• DIRECTIONS: Below, locate the line that contains "Recreate this image". Repeat exactly from that line to the line that contains "plt.rcParams['font.family'] = ['Liberation", inclusive, leaving out the pictures.

• MATERIAL SUPPLIED:

——————

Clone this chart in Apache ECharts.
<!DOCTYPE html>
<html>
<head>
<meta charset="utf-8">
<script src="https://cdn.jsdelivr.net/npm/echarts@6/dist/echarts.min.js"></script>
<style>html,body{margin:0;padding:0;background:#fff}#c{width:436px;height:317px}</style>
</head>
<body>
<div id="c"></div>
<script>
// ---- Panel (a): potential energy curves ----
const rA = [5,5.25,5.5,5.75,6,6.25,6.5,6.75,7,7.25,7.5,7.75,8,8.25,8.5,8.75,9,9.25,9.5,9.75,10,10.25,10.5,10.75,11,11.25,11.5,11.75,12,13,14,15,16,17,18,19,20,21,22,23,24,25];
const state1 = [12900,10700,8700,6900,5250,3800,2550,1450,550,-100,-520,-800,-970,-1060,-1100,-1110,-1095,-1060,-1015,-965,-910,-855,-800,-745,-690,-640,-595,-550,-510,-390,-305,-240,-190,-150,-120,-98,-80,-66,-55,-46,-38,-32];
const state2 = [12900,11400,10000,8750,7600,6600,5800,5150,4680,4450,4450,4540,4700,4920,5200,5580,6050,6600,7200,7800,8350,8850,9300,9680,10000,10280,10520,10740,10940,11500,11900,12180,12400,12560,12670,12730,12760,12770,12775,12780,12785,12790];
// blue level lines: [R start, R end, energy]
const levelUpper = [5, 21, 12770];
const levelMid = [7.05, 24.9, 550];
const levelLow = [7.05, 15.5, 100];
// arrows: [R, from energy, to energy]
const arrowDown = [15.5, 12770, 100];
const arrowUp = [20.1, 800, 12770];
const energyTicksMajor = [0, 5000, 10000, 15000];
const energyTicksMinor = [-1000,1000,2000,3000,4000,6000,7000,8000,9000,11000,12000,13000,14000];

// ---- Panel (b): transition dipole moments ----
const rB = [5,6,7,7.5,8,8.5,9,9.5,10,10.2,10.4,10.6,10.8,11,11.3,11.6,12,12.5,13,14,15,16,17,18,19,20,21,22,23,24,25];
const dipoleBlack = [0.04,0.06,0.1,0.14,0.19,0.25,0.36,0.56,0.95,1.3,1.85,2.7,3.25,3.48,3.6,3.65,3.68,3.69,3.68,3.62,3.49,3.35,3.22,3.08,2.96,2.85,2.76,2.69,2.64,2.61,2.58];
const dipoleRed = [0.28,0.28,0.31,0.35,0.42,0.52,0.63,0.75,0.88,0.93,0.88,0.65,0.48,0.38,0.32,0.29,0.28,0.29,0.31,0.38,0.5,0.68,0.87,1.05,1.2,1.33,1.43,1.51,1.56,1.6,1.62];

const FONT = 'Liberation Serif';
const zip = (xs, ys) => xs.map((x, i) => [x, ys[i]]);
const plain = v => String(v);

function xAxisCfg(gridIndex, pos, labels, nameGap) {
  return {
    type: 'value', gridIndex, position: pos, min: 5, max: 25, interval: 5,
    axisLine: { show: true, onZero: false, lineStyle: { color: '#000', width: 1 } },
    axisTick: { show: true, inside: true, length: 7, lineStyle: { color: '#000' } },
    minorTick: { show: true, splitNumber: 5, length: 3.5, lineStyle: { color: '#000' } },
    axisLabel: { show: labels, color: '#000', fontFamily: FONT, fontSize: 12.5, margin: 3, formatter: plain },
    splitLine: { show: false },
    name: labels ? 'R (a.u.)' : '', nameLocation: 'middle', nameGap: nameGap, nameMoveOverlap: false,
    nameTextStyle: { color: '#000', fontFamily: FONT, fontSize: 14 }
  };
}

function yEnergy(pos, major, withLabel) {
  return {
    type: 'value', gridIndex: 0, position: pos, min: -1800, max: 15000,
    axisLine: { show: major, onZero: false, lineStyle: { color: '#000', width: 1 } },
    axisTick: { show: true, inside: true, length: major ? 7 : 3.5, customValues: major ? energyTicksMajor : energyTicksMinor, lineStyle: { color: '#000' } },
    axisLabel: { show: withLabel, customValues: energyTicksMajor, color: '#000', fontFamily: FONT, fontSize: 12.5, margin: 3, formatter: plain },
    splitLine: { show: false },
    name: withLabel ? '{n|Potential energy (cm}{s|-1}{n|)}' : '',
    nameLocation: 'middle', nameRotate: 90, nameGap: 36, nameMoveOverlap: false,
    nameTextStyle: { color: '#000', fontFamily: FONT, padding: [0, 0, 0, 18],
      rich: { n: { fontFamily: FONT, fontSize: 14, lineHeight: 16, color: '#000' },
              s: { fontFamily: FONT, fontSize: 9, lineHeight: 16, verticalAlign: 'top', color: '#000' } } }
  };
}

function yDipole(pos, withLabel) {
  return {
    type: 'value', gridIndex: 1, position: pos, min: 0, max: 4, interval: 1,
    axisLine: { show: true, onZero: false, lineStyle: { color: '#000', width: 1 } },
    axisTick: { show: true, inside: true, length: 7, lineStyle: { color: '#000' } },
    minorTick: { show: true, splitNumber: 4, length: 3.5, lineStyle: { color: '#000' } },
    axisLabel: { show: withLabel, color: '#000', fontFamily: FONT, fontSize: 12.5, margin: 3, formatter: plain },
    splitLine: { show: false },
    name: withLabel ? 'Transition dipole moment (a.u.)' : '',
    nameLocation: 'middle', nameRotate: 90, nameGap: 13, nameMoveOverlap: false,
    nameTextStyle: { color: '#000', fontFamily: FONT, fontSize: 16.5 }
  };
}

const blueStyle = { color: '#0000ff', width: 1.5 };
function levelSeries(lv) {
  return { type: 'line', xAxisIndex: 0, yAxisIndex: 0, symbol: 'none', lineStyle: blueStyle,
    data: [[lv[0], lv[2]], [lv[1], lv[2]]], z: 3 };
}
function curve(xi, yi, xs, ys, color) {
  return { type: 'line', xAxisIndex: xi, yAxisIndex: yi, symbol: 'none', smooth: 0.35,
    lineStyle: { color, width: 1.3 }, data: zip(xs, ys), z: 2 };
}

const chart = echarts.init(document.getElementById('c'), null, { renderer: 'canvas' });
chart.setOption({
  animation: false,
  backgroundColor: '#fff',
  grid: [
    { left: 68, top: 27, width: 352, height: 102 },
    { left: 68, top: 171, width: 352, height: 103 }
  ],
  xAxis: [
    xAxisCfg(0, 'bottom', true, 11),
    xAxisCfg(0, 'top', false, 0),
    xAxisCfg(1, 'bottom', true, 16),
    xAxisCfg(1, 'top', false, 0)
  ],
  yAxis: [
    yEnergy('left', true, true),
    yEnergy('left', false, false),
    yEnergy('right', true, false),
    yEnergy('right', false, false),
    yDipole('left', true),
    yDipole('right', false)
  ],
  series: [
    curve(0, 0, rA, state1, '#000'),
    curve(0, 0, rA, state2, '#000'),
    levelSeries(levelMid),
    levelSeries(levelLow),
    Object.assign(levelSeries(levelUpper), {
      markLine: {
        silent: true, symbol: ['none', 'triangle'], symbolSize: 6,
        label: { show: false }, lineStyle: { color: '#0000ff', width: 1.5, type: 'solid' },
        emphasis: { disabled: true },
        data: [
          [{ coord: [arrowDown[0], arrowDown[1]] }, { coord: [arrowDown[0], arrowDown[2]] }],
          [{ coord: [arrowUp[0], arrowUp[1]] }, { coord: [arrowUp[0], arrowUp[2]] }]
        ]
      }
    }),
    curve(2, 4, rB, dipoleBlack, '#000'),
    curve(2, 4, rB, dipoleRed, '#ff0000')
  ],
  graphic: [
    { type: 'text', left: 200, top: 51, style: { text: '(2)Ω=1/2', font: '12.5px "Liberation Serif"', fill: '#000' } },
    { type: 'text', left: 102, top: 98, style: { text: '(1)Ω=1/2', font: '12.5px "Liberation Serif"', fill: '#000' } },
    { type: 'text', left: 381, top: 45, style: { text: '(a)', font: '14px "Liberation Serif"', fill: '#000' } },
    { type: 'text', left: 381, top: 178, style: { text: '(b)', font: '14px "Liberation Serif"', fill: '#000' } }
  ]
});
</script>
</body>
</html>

——————

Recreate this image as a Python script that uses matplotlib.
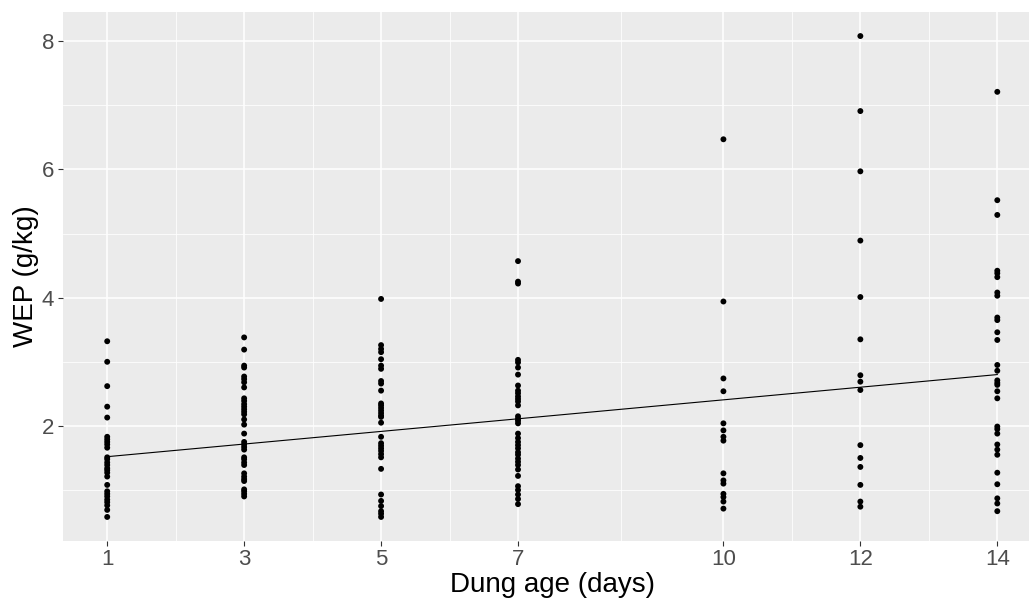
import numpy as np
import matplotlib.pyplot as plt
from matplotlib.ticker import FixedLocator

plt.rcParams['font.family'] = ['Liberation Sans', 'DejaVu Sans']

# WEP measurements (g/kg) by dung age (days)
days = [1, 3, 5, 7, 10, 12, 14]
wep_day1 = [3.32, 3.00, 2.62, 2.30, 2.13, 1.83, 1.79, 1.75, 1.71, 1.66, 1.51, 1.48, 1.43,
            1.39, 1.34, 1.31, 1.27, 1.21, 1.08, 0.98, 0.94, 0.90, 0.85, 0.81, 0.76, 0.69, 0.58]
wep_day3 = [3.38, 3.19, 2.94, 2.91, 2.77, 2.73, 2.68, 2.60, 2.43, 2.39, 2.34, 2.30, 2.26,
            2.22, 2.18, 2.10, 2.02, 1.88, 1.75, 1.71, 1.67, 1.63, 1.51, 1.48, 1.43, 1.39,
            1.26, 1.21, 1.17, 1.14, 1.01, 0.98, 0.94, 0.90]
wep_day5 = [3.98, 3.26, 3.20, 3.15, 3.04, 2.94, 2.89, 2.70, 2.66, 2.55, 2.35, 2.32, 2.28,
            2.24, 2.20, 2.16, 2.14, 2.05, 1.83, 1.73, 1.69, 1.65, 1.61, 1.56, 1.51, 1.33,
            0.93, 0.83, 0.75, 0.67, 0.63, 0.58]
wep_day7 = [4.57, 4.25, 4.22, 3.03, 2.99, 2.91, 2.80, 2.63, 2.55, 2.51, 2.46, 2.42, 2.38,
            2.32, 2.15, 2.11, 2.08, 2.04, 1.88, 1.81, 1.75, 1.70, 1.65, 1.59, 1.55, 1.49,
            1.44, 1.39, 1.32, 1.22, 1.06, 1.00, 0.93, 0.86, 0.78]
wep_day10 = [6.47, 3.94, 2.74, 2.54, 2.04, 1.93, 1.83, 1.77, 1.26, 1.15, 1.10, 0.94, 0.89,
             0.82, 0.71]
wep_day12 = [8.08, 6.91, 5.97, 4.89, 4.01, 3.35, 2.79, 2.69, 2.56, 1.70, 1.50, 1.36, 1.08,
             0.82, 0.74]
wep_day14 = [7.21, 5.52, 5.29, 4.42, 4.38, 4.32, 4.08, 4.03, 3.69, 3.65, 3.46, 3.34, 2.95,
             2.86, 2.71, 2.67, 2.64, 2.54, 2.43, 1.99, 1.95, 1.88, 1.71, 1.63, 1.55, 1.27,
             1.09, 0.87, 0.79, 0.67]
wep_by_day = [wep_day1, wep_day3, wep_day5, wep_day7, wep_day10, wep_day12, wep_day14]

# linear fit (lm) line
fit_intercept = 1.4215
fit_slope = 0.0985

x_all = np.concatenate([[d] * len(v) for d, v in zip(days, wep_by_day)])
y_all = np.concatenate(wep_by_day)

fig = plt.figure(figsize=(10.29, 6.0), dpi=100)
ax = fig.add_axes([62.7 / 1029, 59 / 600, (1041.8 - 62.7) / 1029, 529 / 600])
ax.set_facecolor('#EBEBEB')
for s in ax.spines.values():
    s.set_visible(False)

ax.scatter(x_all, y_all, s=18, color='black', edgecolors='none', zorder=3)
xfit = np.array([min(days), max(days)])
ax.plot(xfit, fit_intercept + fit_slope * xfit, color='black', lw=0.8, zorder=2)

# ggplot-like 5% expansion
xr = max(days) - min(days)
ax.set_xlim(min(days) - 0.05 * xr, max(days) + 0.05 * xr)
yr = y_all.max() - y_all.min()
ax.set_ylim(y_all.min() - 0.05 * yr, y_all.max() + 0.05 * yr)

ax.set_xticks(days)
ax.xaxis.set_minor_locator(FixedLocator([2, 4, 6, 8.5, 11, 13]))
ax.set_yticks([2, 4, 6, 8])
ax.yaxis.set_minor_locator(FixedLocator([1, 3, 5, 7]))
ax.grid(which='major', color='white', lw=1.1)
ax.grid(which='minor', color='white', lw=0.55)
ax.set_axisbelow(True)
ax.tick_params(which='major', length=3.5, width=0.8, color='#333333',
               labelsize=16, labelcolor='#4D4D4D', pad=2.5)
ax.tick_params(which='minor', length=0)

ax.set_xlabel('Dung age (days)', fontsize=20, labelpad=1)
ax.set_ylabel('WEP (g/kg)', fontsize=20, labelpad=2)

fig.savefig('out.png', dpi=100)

——————

• RESPONSE TO THE TASK:
Recreate this image as a Python script that uses matplotlib.
import numpy as np
import matplotlib.pyplot as plt
from matplotlib.ticker import FixedLocator

plt.rcParams['font.family'] = ['Liberation Sans', 'DejaVu Sans']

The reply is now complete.